The Subaru Telescope on the summit of Maunakea. Image Credit: NAOJ

What’s the significance of this? It all comes down to what’s called the Initial Mass Function (IMF), and its utility in understanding stars, solar systems, and even galaxies.

The IMF describes the mass distribution of a population of stars that formed together. So it not only describes how stars form and evolve, but it also helps describe how galaxies form and evolve. The IMF can help predict how many different types of stars and stellar objects will be contained in a given region, a critical part of understanding the Universe.

When coupled together, the IMF and the stellar metallicity help dictate how stars will form in a given cluster. As stars form, they regulate their own mass through self-radiative feedback. The effect of self-radiative feedback is more pronounced in a low-metallicity environment, so these environments should produce more high-mass stars.

The results of this study bear that out, and the research turned up some interesting results.
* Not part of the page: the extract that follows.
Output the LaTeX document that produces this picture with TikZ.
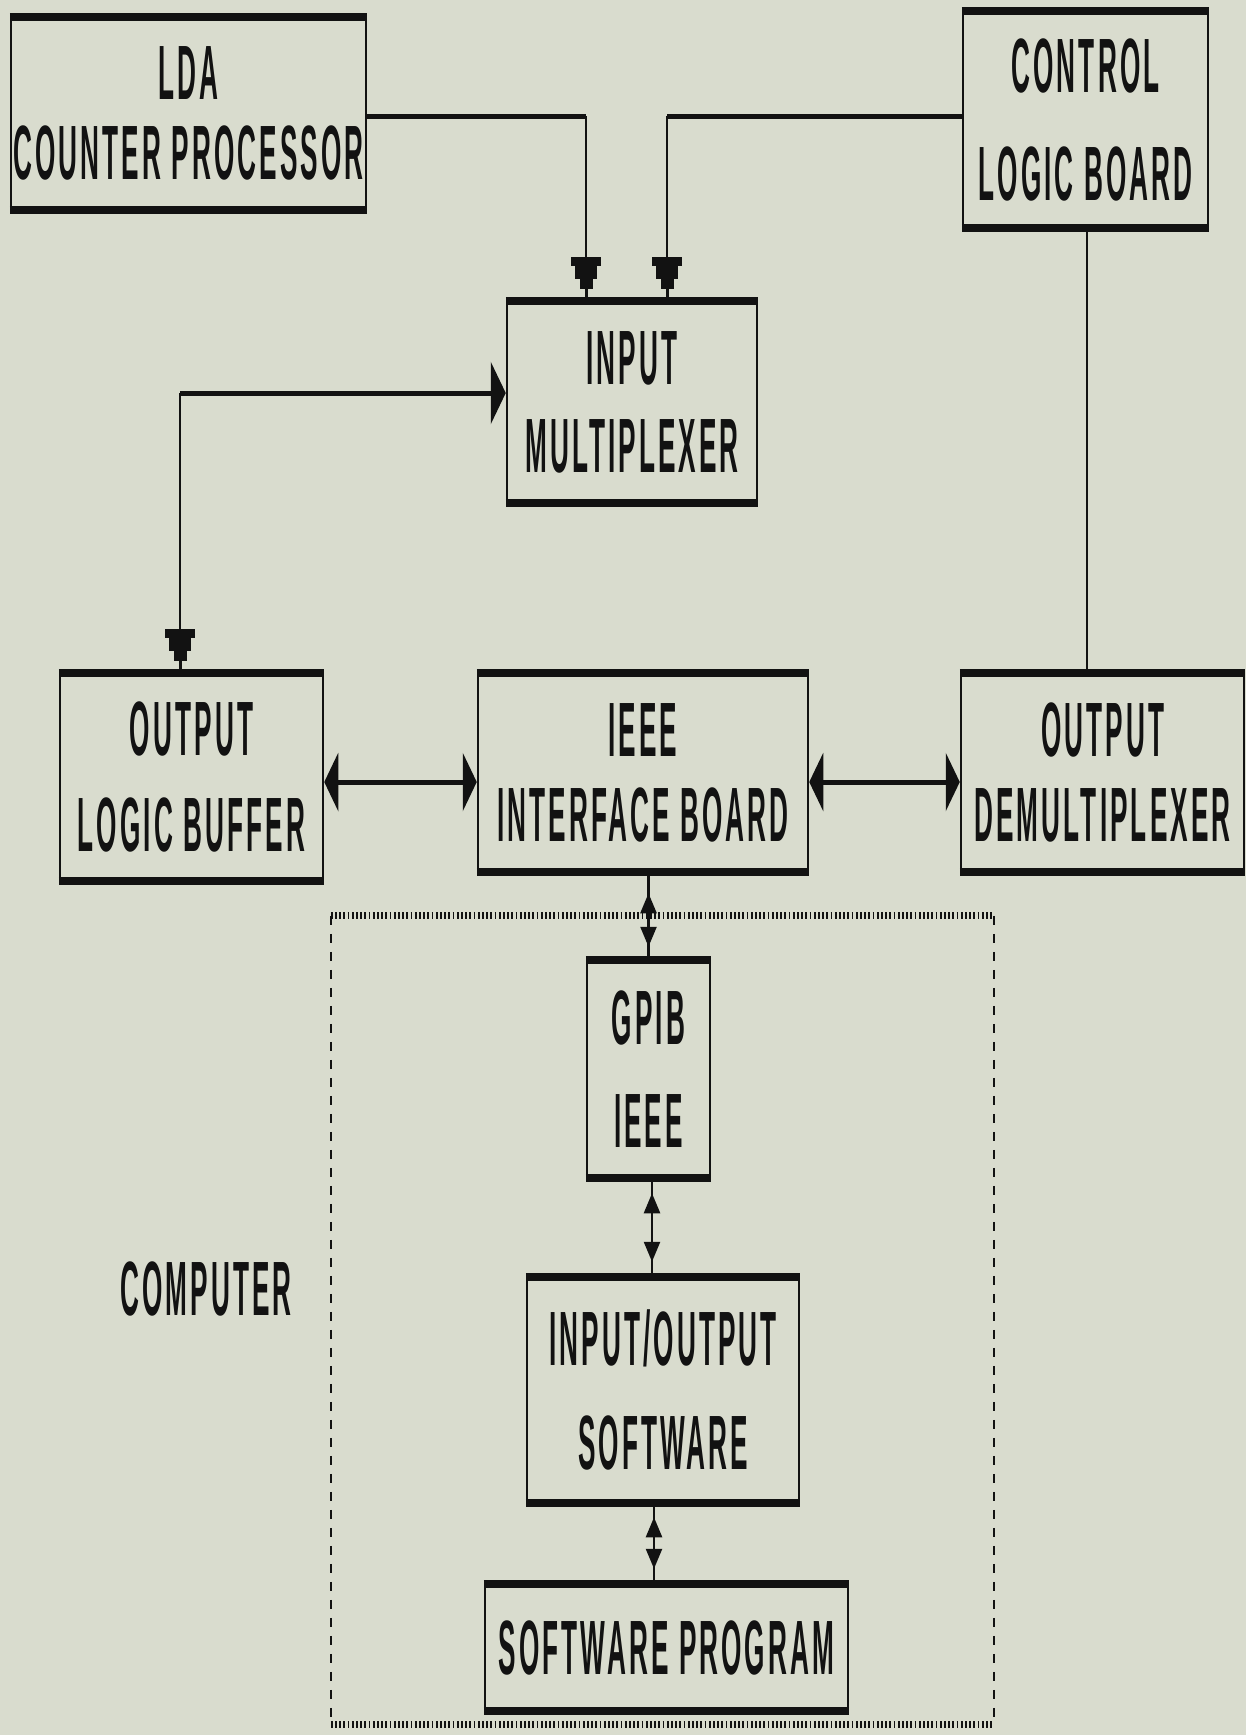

S209 contains a few more stars that are more massive than other star-forming regions in the neighbourhood, but only slightly more. S209 also has slightly more stars that are less massive than the Sun.

“The outer part of the Milky Way is known to have properties similar to those of the early Universe,” said Yasui. “Our results suggest that although a relatively large number of massive stars formed in the early Universe, the number is not dramatically different from that of typical star clusters in the present day.”

So is the ancient Universe weird and secretive like we said at the opening of this article? Almost certainly, especially when it comes to things like dark energy and dark matter, modern cosmology’s two unassailable monoliths.

But these results show that the weirdness didn’t pervade everything. Stars are the Universe’s basic building blocks, and this research indicates that they formed much the same way back then as they do now.